P.T. Barnum was known by others as “The Greatest Showman,” but literally labeled himself “The Prince of Humbugs” as an homage to the way he successfully cheated and tricked his audiences. In the upcoming 20th Century Fox holiday blockbuster, featuring Hugh Jackman as Barnum, People for the Ethical Treatment of Animals (PETA), alleges that the star-studded, pop music-infused biopic romanticizes and inaccurately represents a shameful time in America’s history.
The organization is now urging moviegoers to skip out on “The Greatest Showman.” After 36 years of protests and documenting abuse against various circuses (including the eponymous one Barnum created), the organization reduced attendance and successfully helped to shut down the disgraced Ringling Brothers and Barnum & Bailey circuses. Although the film uses CGI instead of wild animals, there are many circuses that still participate in this behavior.
The reality of Barnum’s “legacy” is advantageously distorted in the upcoming feature film, which stars two former Disney Channel stars, Zendaya and Zac Efron, and glorifies the traveling three-ring circus in a musical which depicts a man only concerned with bringing good-natured entertainment to the American public to support his family. This was not the case for the real P.T. Barnum, a narcissist who exploited men, women, children, and animals for selfish personal gain.

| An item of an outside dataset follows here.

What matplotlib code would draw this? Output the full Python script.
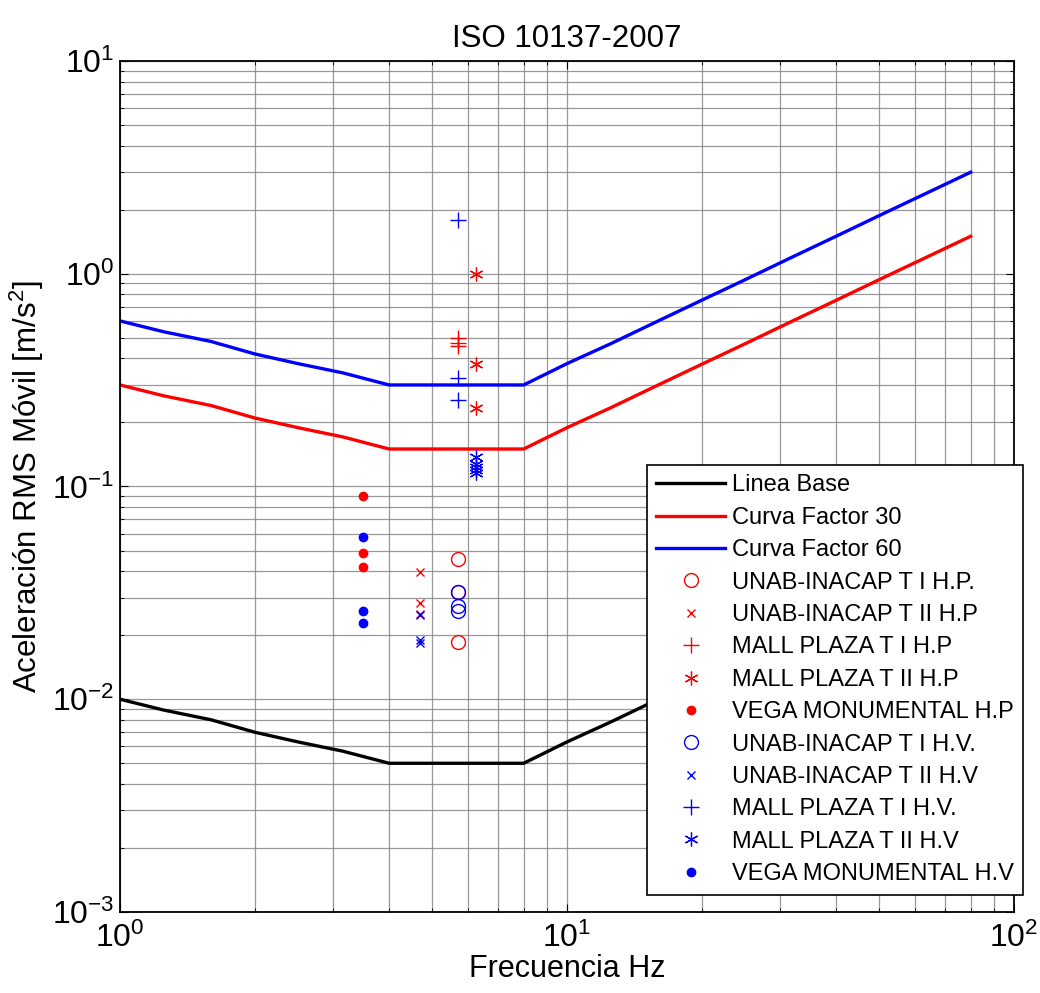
import numpy as np
import matplotlib
matplotlib.use("Agg")
import matplotlib.pyplot as plt

plt.rcParams['font.family'] = ['Liberation Sans', 'DejaVu Sans']
plt.rcParams['mathtext.default'] = 'regular'

# ISO 10137 base curve (1/3 octave bands) and the two factored curves
freq = [1, 1.25, 1.6, 2, 2.5, 3.15, 4, 5, 6.3, 8, 10, 12.5, 16, 20, 25,
        31.5, 40, 50, 63, 80]
base = [0.01, 0.0089, 0.008, 0.007, 0.0063, 0.0057, 0.005, 0.005, 0.005,
        0.005, 0.0063, 0.0078, 0.01, 0.0125, 0.0156, 0.0197, 0.025,
        0.0313, 0.0394, 0.05]
factor30 = [0.3, 0.267, 0.24, 0.21, 0.189, 0.171, 0.15, 0.15, 0.15, 0.15,
            0.189, 0.234, 0.3, 0.375, 0.468, 0.591, 0.75, 0.939, 1.182, 1.5]
factor60 = [0.6, 0.534, 0.48, 0.42, 0.378, 0.342, 0.3, 0.3, 0.3, 0.3,
            0.378, 0.468, 0.6, 0.75, 0.936, 1.182, 1.5, 1.878, 2.364, 3.0]

# measured points (frequency Hz, rms acceleration m/s2)
unab1_hp_f = [5.7, 5.7, 5.7]
unab1_hp_a = [0.0454, 0.032, 0.0185]
unab2_hp_f = [4.7, 4.7, 4.7]
unab2_hp_a = [0.0397, 0.0282, 0.0252]
mall1_hp_f = [5.7, 5.7, 5.7]
mall1_hp_a = [0.50, 0.475, 0.458]
mall2_hp_f = [6.25, 6.25, 6.25]
mall2_hp_a = [1.0, 0.376, 0.235]
vega_hp_f = [3.5, 3.5, 3.5]
vega_hp_a = [0.090, 0.0485, 0.0418]

unab1_hv_f = [5.7, 5.7, 5.7]
unab1_hv_a = [0.032, 0.0275, 0.0259]
unab2_hv_f = [4.7, 4.7, 4.7]
unab2_hv_a = [0.025, 0.0189, 0.0184]
mall1_hv_f = [5.7, 5.7, 5.7]
mall1_hv_a = [1.79, 0.323, 0.255]
mall2_hv_f = [6.25, 6.25, 6.25, 6.25, 6.25]
mall2_hv_a = [0.137, 0.128, 0.123, 0.119, 0.116]
vega_hv_f = [3.5, 3.5, 3.5]
vega_hv_a = [0.0578, 0.0259, 0.0228]

fig = plt.figure(figsize=(10.4, 9.93), dpi=100)
ax = fig.add_axes([0.1154, 0.0816, 0.8596, 0.857])

ax.loglog(freq, base, color='black', lw=2.4, label='Linea Base')
ax.loglog(freq, factor30, color='red', lw=2.4, label='Curva Factor 30')
ax.loglog(freq, factor60, color='blue', lw=2.4, label='Curva Factor 60')

star = (6, 2, 0)
ax.plot(unab1_hp_f, unab1_hp_a, 'o', mfc='none', mec='red', ms=10, mew=1, label='UNAB-INACAP T I H.P.')
ax.plot(unab2_hp_f, unab2_hp_a, 'x', color='red', ms=6, mew=1, label='UNAB-INACAP T II H.P')
ax.plot(mall1_hp_f, mall1_hp_a, '+', color='red', ms=12, mew=1, label='MALL PLAZA T I H.P')
ax.plot(mall2_hp_f, mall2_hp_a, marker=star, ls='none', color='red', ms=10, mew=0.9, label='MALL PLAZA T II H.P')
ax.plot(vega_hp_f, vega_hp_a, '.', color='red', ms=12, label='VEGA MONUMENTAL H.P')
ax.plot(unab1_hv_f, unab1_hv_a, 'o', mfc='none', mec='blue', ms=10, mew=1, label='UNAB-INACAP T I H.V.')
ax.plot(unab2_hv_f, unab2_hv_a, 'x', color='blue', ms=6, mew=1, label='UNAB-INACAP T II H.V')
ax.plot(mall1_hv_f, mall1_hv_a, '+', color='blue', ms=12, mew=1, label='MALL PLAZA T I H.V.')
ax.plot(mall2_hv_f, mall2_hv_a, marker=star, ls='none', color='blue', ms=10, mew=0.9, label='MALL PLAZA T II H.V')
ax.plot(vega_hv_f, vega_hv_a, '.', color='blue', ms=12, label='VEGA MONUMENTAL H.V')

ax.set_xlim(1, 100)
ax.set_ylim(1e-3, 10)
ax.grid(True, which='both', color='#808080', lw=0.9, alpha=0.8)
ax.tick_params(which='both', direction='in', top=True, right=True)
ax.tick_params(which='major', length=6, labelsize=23)
ax.tick_params(axis='x', which='major', pad=8)
ax.tick_params(axis='y', which='major', pad=4)
ax.tick_params(which='minor', length=3)
for s in ax.spines.values():
    s.set_linewidth(1.3)

ax.set_title('ISO 10137-2007', fontsize=22.5, pad=10)
ax.set_xlabel('Frecuencia Hz', fontsize=22, labelpad=0)
ax.set_ylabel('Aceleración RMS Móvil [m/s$^2$]', fontsize=22.5, labelpad=4)

leg = ax.legend(loc='upper left', bbox_to_anchor=(647 / 1040, 1 - 465 / 993),
                bbox_transform=fig.transFigure, fontsize=17, frameon=True,
                fancybox=False, edgecolor='black', framealpha=1,
                labelspacing=0.44, handlelength=2.9, borderpad=0.4,
                handletextpad=0.3, borderaxespad=0)
leg.get_frame().set_linewidth(1.2)

fig.savefig('out.png', dpi=100)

Skeptical that the real story of how Barnum made his big break in the industry will be dismissed from the family-friendly picture, PETA recounts his purchase of the blind, immobile slave named Joice Heth. In 1835, Barnum paraded her around the Northwest as the 161-year-old former nurse of George Washington, labeling her “the most astonishing and interesting curiosity in the world.” All throughout the tri-state area and New England, visitors would line up to gawk at her weakened body and fawn over tales about “little George.” He kept the ruse alive by publishing a story saying she wasn’t human at all, but a whalebone-and-India-rubber automation.
The creator of the Barnum & Bailey Circus continuously sensationalized atrocities for his own financial gain. In 1850, Barnum sent two men from Boston to capture wild elephants in Ceylon (now known as Sri Lanka). The mission “killed large numbers of the huge beasts,” Barnum claimed in his autobiography. The elephants who died on the 12,000-mile long journey to New York City were dumped overboard.
The elephants drew in enormous crowds while the show gained critical acclaim from audiences and the press. Barnum’s circus grew into the elaborate production showcased in Michael Gracey’s high-budget family drama, with prancing horses, dangerously grand cats, and three rings under a tent the size of a palace. PETA suggests that P.T. Barnum’s extravagant greed created a tradition of cruelty that has continued for too long.
A yearlong investigation conducted by Mother Jones certainly aided PETA in killing the deadly circus act. In 2011, the expose detailed horrific accounts of bleeding elephants forced to perform, to videos of workers striking the animals with bullhooks for no reason other than the fact that they could. Animal rights activists have widely celebrated the closing of Ringling Brothers and Barnum & Bailey because of the insurmountable evidence illustrating extreme animal cruelty.
“I applaud their decision to move away from an institution grounded on inherently inhumane wild animal acts,” Humane Society of the United States CEO Wayne Pacelle told the AP earlier this year.
The realities of P.T. Barnum’s “showmanship” have echoed throughout the century, and unfortunately, they are realities rooted in violence, exploitation, and deception. The abuse found in the infamous Barnum & Bailey circus tents should be taught and remembered, and PETA wants to make sure audiences oblige to those standards before watching “The Greatest Showman.”